Tributes

Dr. Gladys West: What a Free People Can Become, When Genius Is Not Crushed. An Ambazonian Tribute Editorial

This tribute is therefore not about nostalgia. It is about direction. A free Ambazonia must be a homeland where: girls are educated without apology, science is seen as nation-building, quiet competence is honoured over political noise, and contribution matters more than connections.

By The Independentistnews editorial desk

The passing of Dr. Gladys West at the age of ninety-five is not only a moment of remembrance; it is a moment of instruction. Her life speaks directly to Ambazonia—not across oceans of geography, but across shared histories of exclusion, endurance, and unrealised potential.

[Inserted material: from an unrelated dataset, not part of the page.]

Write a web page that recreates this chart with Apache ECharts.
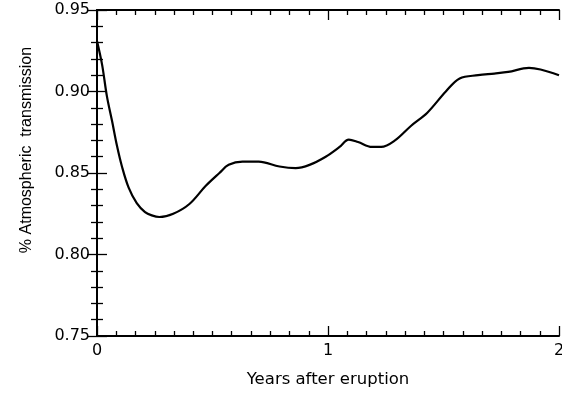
<!DOCTYPE html>
<html>
<head>
<meta charset="utf-8">
<script src="https://cdn.jsdelivr.net/npm/echarts@6/dist/echarts.min.js"></script>
<style>
  html, body { margin: 0; padding: 0; background: #fff; }
  #chart { width: 562px; height: 395px; }
</style>
</head>
<body>
<div id="chart"></div>
<script>
// Time since the eruption, in years
const years = [0, 0.022, 0.043, 0.065, 0.086, 0.108, 0.137, 0.172, 0.208, 0.237, 0.27,
  0.33, 0.40, 0.47, 0.53, 0.57, 0.63, 0.70, 0.79, 0.86, 0.92, 0.99, 1.05, 1.09, 1.13,
  1.19, 1.23, 1.29, 1.36, 1.43, 1.51, 1.57, 1.65, 1.72, 1.78, 1.87, 1.92, 2.0];

// Measured atmospheric transmission at each time
const transmission = [0.931, 0.9165, 0.897, 0.882, 0.867, 0.854, 0.841, 0.8315, 0.826,
  0.824, 0.823, 0.825, 0.831, 0.842, 0.850, 0.855, 0.857, 0.857, 0.854, 0.853, 0.855,
  0.860, 0.866, 0.8705, 0.869, 0.866, 0.866, 0.870, 0.879, 0.887, 0.900, 0.908, 0.910,
  0.911, 0.912, 0.9145, 0.9135, 0.910];

const xTickLabels = ['0', '1', '2'];
const yTickLabels = ['0.75', '0.80', '0.85', '0.90', '0.95'];

const xName = 'Years after eruption';
const yName = '% Atmospheric  transmission';

const black = '#000';
const labelFont = 'DejaVu Sans';
const tickStyle = { color: black, width: 1.3 };

function frameAxis(extra) {
  return Object.assign({
    type: 'value',
    axisLine: { show: true, lineStyle: { color: black, width: 2 } },
    axisTick: { show: true, inside: true, length: 10, lineStyle: tickStyle },
    splitLine: { show: false },
    minorSplitLine: { show: false }
  }, extra);
}

const chart = echarts.init(document.getElementById('chart'), null, { renderer: 'canvas' });

chart.setOption({
  animation: false,
  backgroundColor: '#fff',
  grid: { left: 97, right: 3, top: 10, bottom: 59, containLabel: false, outerBoundsMode: 'none' },
  xAxis: [
    frameAxis({
      position: 'bottom', min: 0, max: 2, interval: 1,
      minorTick: { show: true, splitNumber: 12, length: 5, lineStyle: tickStyle },
      axisLabel: {
        color: black, fontSize: 16, fontFamily: labelFont, margin: 7,
        formatter: v => xTickLabels[Math.round(v)]
      },
      name: xName, nameLocation: 'middle', nameGap: 35,
      nameTextStyle: { color: black, fontSize: 16.5, fontFamily: labelFont }
    }),
    frameAxis({
      position: 'top', min: 0, max: 2, interval: 1,
      minorTick: { show: true, splitNumber: 12, length: 5, lineStyle: tickStyle },
      axisLabel: { show: false }
    })
  ],
  yAxis: [
    frameAxis({
      position: 'left', min: 0.75, max: 0.95, interval: 0.05,
      minorTick: { show: true, splitNumber: 5, length: 6, lineStyle: tickStyle },
      axisLabel: {
        color: black, fontSize: 16, fontFamily: labelFont, margin: 7,
        formatter: v => yTickLabels[Math.round((v - 0.75) / 0.05)]
      },
      name: yName, nameLocation: 'middle', nameGap: 62,
      nameTextStyle: { color: black, fontSize: 16, fontFamily: 'Liberation Sans', padding: [0, 0, 0, 46] }
    }),
    frameAxis({
      position: 'right', min: 0.75, max: 0.95, interval: 0.05,
      minorTick: { show: true, splitNumber: 5, length: 6, lineStyle: tickStyle },
      axisLabel: { show: false }
    })
  ],
  series: [{
    type: 'line',
    xAxisIndex: 0,
    yAxisIndex: 0,
    data: years.map((t, i) => [t, transmission[i]]),
    showSymbol: false,
    smooth: 0.35,
    lineStyle: { color: black, width: 2.2 }
  }]
});
</script>
</body>
</html>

Born into poverty in the segregated American South, Dr. West’s path was never designed for global impact. The world she entered expected her to labour quietly, remain invisible, and accept the limits imposed upon her. Instead, through discipline, intellect, and persistence, she became one of the mathematicians whose work made modern satellite navigation possible. Today’s aviation systems, emergency response networks, digital mapping, smartphones, and global logistics all rest—quietly but decisively—on the mathematical foundations she helped build.

For decades, her contribution went largely unrecognised. That invisibility was not accidental. It was structural. And therein lies the lesson Ambazonia must grasp with clarity.

Ambazonians know too well what it means for talent to be suppressed by systems that fear competence more than they value excellence. Under occupation, brilliance is often forced into exile, silence, or obscurity. Engineers become refugees. Scientists become undocumented labour. Innovators become “nobodies.” Dr. Gladys West reminds us that this suppression does not reflect a lack of ability—it reflects a lack of freedom.

Her story also carries a deeper warning. Genius alone is not enough. Dr. West flourished because, despite systemic racism, she accessed institutions—universities, research centres, laboratories—that allowed her intellect to mature into world-changing impact. Ambazonia’s future will depend not only on producing gifted minds, but on building institutions capable of retaining them, protecting them, and trusting them.

This tribute is therefore not about nostalgia. It is about direction. A free Ambazonia must be a homeland where: girls are educated without apology, science is seen as nation-building, quiet competence is honoured over political noise, and contribution matters more than connections.

Dr. Gladys West did not shout. She calculated. She did not posture. She produced. Her legacy teaches that the most powerful revolutions are sometimes written in equations, not slogans.

As Ambazonia struggles for sovereignty, her life answers a dangerous lie often whispered to oppressed peoples—that they are unready, unskilled, or incapable of self-rule. History proves otherwise. The problem has never been capacity. The problem has been captivity.

Dr. Gladys West’s life affirms a simple truth Ambazonia must carry forward: when oppression is removed and opportunity is allowed to breathe, our people do not merely survive—they shape the world.

May her memory endure not only in satellites that guide us across the earth, but in a future Ambazonia that finally allows its own hidden figures to rise, build, and be seen.